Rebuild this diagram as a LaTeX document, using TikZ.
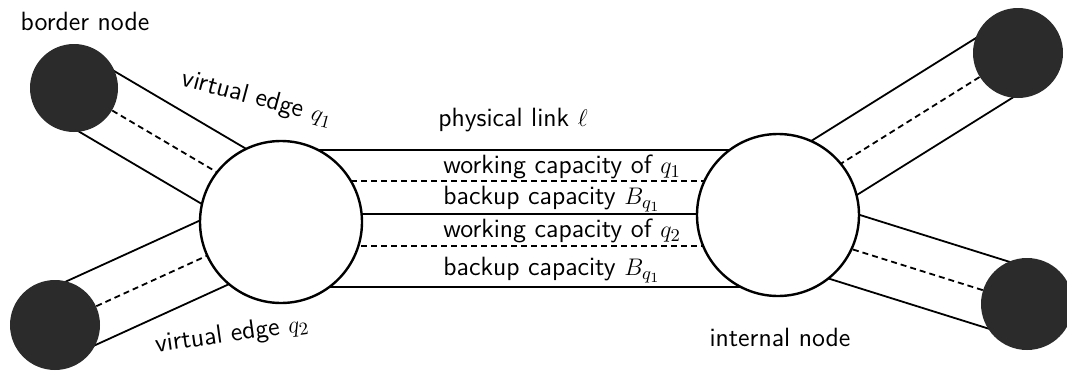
\documentclass[tikz,border=0pt]{standalone}
\usepackage{amsmath,amssymb}
\usepackage{tikz}
\usetikzlibrary{positioning,calc,backgrounds}
\definecolor{nodeDark}{HTML}{2B2B2B}
\tikzset{
  intnode/.style={draw, circle, fill=white, line width=1.2pt, minimum size=81pt, inner sep=0pt},
  bordnode/.style={circle, fill=nodeDark, minimum size=#1, inner sep=0pt},
  bordnode/.default={44pt},
  lbl/.style={font=\sffamily\fontsize{13.2}{16}\selectfont, inner sep=1pt},
  wire/.style={line width=0.9pt},
  backup/.style={wire, dash pattern=on 3pt off 2pt},
}

\begin{document}
\begin{tikzpicture}[x=0.5pt, y=-0.5pt]
\useasboundingbox (0,0) rectangle (1067,370);
\node[intnode] (l) at (281,222) {};
\node[intnode] (r) at (778,215) {};
\node[bordnode] (tl) at (74,88) {};
\node[bordnode=45pt] (bl) at (55,325) {};
\node[bordnode=45pt] (tr) at (1018,53) {};
\node[bordnode=46pt] (br) at (1027,304) {};
\begin{scope}[on background layer]
% physical link
\foreach \y/\s in {150/wire, 181/backup, 214/wire, 246/backup, 287/wire}
  \draw[\s] (l.center |- 0,\y) -- (r.center |- 0,\y);
% virtual edges
\foreach \b/\c/\dy in {tl/l/-12, bl/l/0, tr/r/-12, br/r/11} {
  \coordinate (m) at ($(\c.center)+(0,\dy)$);
  \draw[wire] ($(\b)!17.5pt!90:(m)$) -- ($(m)!17.5pt!-90:(\b)$);
  \draw[wire] ($(\b)!17.5pt!-90:(m)$) -- ($(m)!17.5pt!90:(\b)$);
  \draw[backup] (\b) -- (m);
}
\end{scope}
% labels
\node[lbl] (bn) at (85,21) {border node};
\node[lbl, rotate=-15] (v1) at (257,99) {virtual edge $q_1$};
\node[lbl, rotate=8] (v2) at (232,335) {virtual edge $q_2$};
\node[lbl] (pl) at (513,120) {physical link $\ell$};
\node[lbl, anchor=west] (w1) at (441,167) {working capacity of $q_1$};
\node[lbl, anchor=west] (b1) at (441,199) {backup capacity $B_{q_1}$};
\node[lbl, anchor=west] (w2) at (441,231) {working capacity of $q_2$};
\node[lbl, anchor=west] (b2) at (441,270) {backup capacity $B_{q_1}$};
\node[lbl] (in) at (780,337) {internal node};
\end{tikzpicture}
\end{document}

★ ★ ★

» DESCRIPTION OF THE TASK
Reproduce the listing above exactly, excluding all pictures.

» FULL SOLUTION
Rebuild this diagram as a LaTeX document, using TikZ.
\documentclass[tikz,border=0pt]{standalone}
\usepackage{amsmath,amssymb}
\usepackage{tikz}
\usetikzlibrary{positioning,calc,backgrounds}
\definecolor{nodeDark}{HTML}{2B2B2B}
\tikzset{
  intnode/.style={draw, circle, fill=white, line width=1.2pt, minimum size=81pt, inner sep=0pt},
  bordnode/.style={circle, fill=nodeDark, minimum size=#1, inner sep=0pt},
  bordnode/.default={44pt},
  lbl/.style={font=\sffamily\fontsize{13.2}{16}\selectfont, inner sep=1pt},
  wire/.style={line width=0.9pt},
  backup/.style={wire, dash pattern=on 3pt off 2pt},
}

\begin{document}
\begin{tikzpicture}[x=0.5pt, y=-0.5pt]
\useasboundingbox (0,0) rectangle (1067,370);
\node[intnode] (l) at (281,222) {};
\node[intnode] (r) at (778,215) {};
\node[bordnode] (tl) at (74,88) {};
\node[bordnode=45pt] (bl) at (55,325) {};
\node[bordnode=45pt] (tr) at (1018,53) {};
\node[bordnode=46pt] (br) at (1027,304) {};
\begin{scope}[on background layer]
% physical link
\foreach \y/\s in {150/wire, 181/backup, 214/wire, 246/backup, 287/wire}
  \draw[\s] (l.center |- 0,\y) -- (r.center |- 0,\y);
% virtual edges
\foreach \b/\c/\dy in {tl/l/-12, bl/l/0, tr/r/-12, br/r/11} {
  \coordinate (m) at ($(\c.center)+(0,\dy)$);
  \draw[wire] ($(\b)!17.5pt!90:(m)$) -- ($(m)!17.5pt!-90:(\b)$);
  \draw[wire] ($(\b)!17.5pt!-90:(m)$) -- ($(m)!17.5pt!90:(\b)$);
  \draw[backup] (\b) -- (m);
}
\end{scope}
% labels
\node[lbl] (bn) at (85,21) {border node};
\node[lbl, rotate=-15] (v1) at (257,99) {virtual edge $q_1$};
\node[lbl, rotate=8] (v2) at (232,335) {virtual edge $q_2$};
\node[lbl] (pl) at (513,120) {physical link $\ell$};
\node[lbl, anchor=west] (w1) at (441,167) {working capacity of $q_1$};
\node[lbl, anchor=west] (b1) at (441,199) {backup capacity $B_{q_1}$};
\node[lbl, anchor=west] (w2) at (441,231) {working capacity of $q_2$};
\node[lbl, anchor=west] (b2) at (441,270) {backup capacity $B_{q_1}$};
\node[lbl] (in) at (780,337) {internal node};
\end{tikzpicture}
\end{document}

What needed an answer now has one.